#### [Written request]
Find the word "this" in the material below and gather every line that contains it.

#### [Extracted records]
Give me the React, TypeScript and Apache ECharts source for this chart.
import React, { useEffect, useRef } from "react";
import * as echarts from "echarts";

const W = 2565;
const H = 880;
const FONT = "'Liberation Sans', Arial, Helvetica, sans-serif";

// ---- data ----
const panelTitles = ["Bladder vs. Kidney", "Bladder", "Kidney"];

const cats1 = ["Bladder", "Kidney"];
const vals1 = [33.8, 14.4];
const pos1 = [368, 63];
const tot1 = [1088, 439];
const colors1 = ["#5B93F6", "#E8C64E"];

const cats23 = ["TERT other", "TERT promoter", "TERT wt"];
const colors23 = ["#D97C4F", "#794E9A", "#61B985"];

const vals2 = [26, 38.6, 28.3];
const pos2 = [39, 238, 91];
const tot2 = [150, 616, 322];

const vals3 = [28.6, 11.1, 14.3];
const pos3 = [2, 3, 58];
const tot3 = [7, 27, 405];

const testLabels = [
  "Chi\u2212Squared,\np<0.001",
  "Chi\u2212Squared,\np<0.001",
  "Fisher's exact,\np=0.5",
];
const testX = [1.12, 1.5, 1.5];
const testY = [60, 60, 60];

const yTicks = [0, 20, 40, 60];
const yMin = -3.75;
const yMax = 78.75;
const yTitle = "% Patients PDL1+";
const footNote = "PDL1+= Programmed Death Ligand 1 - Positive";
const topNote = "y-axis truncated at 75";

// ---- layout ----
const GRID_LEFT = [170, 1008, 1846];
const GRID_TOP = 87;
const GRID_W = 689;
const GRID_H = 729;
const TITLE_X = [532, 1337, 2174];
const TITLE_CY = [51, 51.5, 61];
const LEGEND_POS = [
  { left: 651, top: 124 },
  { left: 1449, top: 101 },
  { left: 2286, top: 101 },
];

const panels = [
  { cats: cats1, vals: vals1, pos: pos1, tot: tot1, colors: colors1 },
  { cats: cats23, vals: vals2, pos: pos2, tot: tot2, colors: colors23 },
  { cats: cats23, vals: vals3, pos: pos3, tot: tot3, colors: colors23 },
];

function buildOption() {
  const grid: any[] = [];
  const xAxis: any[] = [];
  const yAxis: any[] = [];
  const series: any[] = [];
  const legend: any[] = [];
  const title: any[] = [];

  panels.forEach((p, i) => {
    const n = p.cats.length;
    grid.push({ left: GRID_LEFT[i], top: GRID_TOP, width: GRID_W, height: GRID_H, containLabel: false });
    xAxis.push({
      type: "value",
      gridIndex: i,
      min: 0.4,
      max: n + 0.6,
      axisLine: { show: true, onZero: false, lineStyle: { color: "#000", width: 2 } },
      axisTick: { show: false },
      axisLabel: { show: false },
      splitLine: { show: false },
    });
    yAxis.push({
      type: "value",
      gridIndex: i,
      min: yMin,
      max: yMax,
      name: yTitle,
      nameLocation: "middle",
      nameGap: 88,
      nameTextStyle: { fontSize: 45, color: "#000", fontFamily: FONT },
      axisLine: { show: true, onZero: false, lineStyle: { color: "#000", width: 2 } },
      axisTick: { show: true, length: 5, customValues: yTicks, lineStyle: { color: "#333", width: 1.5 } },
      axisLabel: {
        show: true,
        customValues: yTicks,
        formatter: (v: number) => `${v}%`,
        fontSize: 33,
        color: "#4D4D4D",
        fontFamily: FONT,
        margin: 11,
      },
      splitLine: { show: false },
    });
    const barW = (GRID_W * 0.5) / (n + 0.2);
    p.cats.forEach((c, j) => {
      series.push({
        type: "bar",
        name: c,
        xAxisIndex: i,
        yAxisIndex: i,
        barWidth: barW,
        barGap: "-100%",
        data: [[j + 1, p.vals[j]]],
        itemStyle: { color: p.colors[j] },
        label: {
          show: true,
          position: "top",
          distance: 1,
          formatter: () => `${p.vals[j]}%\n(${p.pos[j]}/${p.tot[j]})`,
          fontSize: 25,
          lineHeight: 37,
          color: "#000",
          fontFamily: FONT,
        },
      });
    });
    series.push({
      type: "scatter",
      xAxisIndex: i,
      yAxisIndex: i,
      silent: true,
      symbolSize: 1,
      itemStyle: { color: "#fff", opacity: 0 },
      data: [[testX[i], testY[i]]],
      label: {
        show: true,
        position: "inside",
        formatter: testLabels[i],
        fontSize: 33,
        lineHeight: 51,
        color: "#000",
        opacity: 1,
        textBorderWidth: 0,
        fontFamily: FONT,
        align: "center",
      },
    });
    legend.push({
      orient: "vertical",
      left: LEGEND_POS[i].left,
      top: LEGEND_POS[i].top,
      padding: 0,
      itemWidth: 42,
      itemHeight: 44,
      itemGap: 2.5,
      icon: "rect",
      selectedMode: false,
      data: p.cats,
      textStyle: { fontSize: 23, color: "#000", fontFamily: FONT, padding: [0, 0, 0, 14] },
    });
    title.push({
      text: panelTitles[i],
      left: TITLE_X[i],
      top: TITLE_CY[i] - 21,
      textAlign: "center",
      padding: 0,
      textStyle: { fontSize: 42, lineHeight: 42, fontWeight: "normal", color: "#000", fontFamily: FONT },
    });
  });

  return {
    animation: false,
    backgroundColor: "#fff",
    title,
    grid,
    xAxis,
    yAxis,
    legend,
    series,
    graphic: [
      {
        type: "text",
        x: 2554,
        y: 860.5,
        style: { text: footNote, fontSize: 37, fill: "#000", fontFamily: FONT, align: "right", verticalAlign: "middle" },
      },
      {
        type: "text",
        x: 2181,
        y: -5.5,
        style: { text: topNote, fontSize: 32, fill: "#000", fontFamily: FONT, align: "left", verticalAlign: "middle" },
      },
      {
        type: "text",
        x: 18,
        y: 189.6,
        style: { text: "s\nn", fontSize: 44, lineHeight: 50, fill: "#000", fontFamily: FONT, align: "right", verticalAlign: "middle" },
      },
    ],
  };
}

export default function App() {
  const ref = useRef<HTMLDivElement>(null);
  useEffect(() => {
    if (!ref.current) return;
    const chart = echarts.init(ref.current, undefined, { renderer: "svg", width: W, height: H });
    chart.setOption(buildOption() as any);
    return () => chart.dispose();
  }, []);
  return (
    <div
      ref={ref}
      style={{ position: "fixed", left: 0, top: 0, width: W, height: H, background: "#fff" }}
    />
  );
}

* * *

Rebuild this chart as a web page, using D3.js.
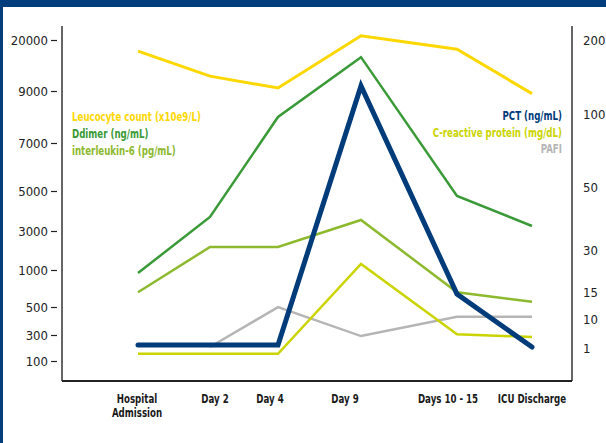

#### [Exercise response]
Give me the React, TypeScript and Apache ECharts source for this chart.
Rebuild this chart as a web page, using D3.js.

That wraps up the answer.